Considered the highest-quality flooring, unfinished solid hardwood is the oldest form of wood flooring and comes in longer plank sizes than prefinished and engineered types. Solid hardwood flooring is used with wood subfloors or is created with a floor joist system. Unfinished solid flooring is nailed or stapled into place and sanded, and then a finish is added.

As with any type of unfinished flooring, unfinished solid hardwood offers several design possibilities with stains. Rather than going off color samples (the typical procedure for prefinished flooring), you can test different stains in your home and find which one works best with the space. Once you have found the best stain, all test spots can be sanded down. Solid flooring can be sanded a nearly-unlimited amount of times.

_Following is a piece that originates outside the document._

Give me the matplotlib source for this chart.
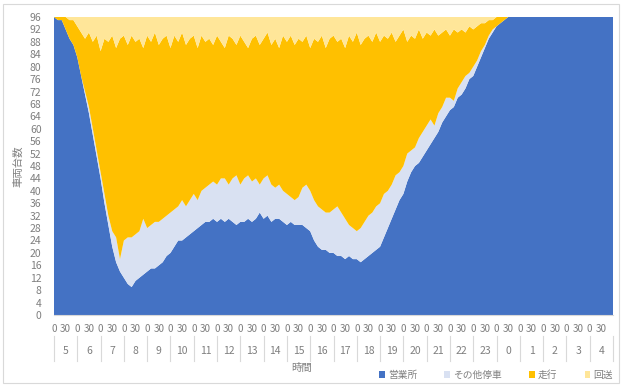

Prefinished and unfinished solid hardwoods meet different flooring needs, but when it comes to purchasing a product, grading is more consistent for the latter. Prefinished grades are often assigned by each manufacturer, and grading for unfinished hardwoods is based on National Wood Flooring Association (NWFA) guidelines. If you choose a domestic species of unfinished flooring for your home, the grading options include:

• Clear – has an even appearance primarily composed of heartwood.
• Select – almost as uniform as Clear but with a few natural marks, like mineral streaks.
• #1 Common – offers more color variety and displays character marks, such as small knots and color variation.
• #2 Common – Greater color variation and more distinct character marks.
• #3 Common – Value flooring with larger and more ubiquitous knots, streaks, and color variation.

Depending upon the amount of time you have for installing a floor, unfinished solid hardwood has a couple of disadvantages. Installation takes longer and involves sanding and finishing, which may take weeks in some cases. During installation, the area for the hardwood floor needs to be clean and untouched.